What needs to be done:
Nothing but the lines from the top of the data to the line holding "240, 312, 409];" should be printed, word for word and both ends included; leave the pictures out.

Dataset content:
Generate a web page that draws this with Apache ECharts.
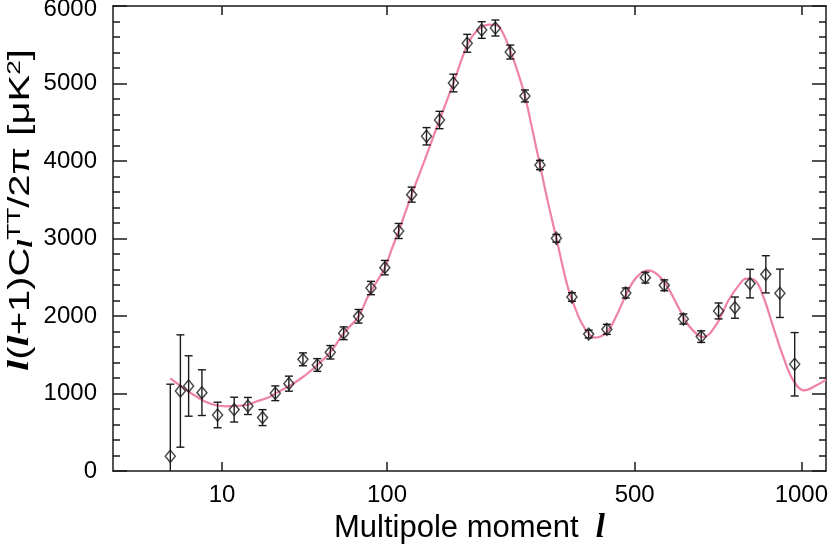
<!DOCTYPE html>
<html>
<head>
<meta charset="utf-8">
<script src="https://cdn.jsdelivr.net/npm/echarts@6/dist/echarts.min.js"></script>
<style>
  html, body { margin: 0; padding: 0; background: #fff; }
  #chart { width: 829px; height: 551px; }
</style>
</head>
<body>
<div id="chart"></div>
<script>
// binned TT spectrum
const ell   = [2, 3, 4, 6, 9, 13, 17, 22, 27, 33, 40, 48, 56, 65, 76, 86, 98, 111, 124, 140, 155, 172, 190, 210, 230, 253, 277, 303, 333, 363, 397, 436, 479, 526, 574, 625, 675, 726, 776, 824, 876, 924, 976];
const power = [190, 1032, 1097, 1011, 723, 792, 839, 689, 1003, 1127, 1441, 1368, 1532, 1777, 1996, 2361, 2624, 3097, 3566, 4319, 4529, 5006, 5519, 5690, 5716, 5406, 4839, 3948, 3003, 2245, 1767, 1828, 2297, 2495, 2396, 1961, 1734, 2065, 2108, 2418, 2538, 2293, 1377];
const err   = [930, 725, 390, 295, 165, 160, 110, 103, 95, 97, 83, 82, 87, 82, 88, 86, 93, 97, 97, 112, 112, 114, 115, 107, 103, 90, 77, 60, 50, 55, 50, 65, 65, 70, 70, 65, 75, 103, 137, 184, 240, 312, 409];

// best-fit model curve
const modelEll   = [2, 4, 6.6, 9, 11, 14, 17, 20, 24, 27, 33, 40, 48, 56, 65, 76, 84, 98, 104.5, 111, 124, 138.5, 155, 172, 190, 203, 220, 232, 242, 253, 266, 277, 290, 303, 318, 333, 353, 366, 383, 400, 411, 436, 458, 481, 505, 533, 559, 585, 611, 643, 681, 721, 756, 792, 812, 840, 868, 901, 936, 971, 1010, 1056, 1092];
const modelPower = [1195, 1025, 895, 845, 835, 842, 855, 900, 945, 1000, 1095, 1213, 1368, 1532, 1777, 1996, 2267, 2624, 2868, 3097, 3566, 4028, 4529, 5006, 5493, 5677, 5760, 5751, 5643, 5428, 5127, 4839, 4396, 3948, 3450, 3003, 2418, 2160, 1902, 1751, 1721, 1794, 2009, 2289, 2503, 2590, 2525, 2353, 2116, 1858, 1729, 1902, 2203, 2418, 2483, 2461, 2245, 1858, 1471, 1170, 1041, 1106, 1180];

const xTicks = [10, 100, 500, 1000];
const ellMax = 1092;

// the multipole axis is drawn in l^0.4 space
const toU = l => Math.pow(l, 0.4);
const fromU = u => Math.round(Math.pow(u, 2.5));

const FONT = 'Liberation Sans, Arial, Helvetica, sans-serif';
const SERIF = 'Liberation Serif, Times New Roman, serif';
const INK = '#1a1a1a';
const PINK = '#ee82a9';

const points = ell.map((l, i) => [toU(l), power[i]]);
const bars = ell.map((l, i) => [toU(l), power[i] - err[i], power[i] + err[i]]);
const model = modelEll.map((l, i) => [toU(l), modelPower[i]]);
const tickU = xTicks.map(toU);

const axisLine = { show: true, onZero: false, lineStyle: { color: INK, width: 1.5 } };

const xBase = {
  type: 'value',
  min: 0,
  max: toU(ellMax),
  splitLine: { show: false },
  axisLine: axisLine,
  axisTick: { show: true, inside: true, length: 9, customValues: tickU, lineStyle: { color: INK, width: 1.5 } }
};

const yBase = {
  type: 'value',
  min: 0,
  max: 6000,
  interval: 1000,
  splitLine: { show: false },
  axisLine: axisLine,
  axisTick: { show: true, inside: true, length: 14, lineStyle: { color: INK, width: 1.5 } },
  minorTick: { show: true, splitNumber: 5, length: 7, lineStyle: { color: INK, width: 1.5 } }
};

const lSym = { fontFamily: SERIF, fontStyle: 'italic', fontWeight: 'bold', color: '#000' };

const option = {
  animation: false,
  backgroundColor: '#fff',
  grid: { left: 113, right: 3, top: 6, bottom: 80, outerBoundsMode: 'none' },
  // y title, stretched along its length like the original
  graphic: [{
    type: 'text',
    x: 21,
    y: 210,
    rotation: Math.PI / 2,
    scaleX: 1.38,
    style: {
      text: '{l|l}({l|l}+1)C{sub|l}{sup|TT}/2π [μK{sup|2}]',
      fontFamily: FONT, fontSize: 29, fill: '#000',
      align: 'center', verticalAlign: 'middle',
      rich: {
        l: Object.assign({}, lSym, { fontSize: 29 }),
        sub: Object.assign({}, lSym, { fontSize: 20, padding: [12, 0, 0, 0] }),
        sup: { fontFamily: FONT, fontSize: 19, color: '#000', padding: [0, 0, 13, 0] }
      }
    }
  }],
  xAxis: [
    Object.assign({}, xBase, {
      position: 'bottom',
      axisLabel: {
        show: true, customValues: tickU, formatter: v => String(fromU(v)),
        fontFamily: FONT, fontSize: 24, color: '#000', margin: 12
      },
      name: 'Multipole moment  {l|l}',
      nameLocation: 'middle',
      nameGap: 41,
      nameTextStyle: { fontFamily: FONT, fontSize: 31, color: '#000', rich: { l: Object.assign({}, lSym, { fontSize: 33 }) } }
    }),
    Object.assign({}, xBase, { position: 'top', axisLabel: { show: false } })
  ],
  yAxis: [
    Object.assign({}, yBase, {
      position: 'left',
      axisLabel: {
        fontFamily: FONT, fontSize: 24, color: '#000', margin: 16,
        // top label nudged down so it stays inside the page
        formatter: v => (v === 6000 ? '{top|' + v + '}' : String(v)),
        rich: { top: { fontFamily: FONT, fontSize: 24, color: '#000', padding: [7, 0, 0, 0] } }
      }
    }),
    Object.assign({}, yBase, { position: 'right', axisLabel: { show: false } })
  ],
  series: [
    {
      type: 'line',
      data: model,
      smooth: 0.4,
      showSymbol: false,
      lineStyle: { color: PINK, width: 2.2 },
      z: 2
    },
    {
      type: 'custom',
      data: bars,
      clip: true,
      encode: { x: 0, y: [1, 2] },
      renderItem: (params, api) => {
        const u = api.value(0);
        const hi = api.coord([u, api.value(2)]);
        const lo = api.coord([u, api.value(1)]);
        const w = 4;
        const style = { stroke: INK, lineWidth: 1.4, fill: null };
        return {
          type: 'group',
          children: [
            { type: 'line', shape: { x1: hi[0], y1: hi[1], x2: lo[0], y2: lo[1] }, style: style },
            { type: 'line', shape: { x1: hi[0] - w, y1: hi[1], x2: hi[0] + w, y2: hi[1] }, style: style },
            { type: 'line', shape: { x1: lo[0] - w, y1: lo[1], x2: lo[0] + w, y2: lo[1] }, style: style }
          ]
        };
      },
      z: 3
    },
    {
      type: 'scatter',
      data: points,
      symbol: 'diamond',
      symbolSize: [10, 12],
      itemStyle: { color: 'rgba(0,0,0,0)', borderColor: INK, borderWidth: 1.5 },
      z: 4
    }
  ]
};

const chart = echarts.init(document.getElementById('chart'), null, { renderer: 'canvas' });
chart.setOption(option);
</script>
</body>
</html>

Exercise result:
Generate a web page that draws this with Apache ECharts.
<!DOCTYPE html>
<html>
<head>
<meta charset="utf-8">
<script src="https://cdn.jsdelivr.net/npm/echarts@6/dist/echarts.min.js"></script>
<style>
  html, body { margin: 0; padding: 0; background: #fff; }
  #chart { width: 829px; height: 551px; }
</style>
</head>
<body>
<div id="chart"></div>
<script>
// binned TT spectrum
const ell   = [2, 3, 4, 6, 9, 13, 17, 22, 27, 33, 40, 48, 56, 65, 76, 86, 98, 111, 124, 140, 155, 172, 190, 210, 230, 253, 277, 303, 333, 363, 397, 436, 479, 526, 574, 625, 675, 726, 776, 824, 876, 924, 976];
const power = [190, 1032, 1097, 1011, 723, 792, 839, 689, 1003, 1127, 1441, 1368, 1532, 1777, 1996, 2361, 2624, 3097, 3566, 4319, 4529, 5006, 5519, 5690, 5716, 5406, 4839, 3948, 3003, 2245, 1767, 1828, 2297, 2495, 2396, 1961, 1734, 2065, 2108, 2418, 2538, 2293, 1377];
const err   = [930, 725, 390, 295, 165, 160, 110, 103, 95, 97, 83, 82, 87, 82, 88, 86, 93, 97, 97, 112, 112, 114, 115, 107, 103, 90, 77, 60, 50, 55, 50, 65, 65, 70, 70, 65, 75, 103, 137, 184, 240, 312, 409];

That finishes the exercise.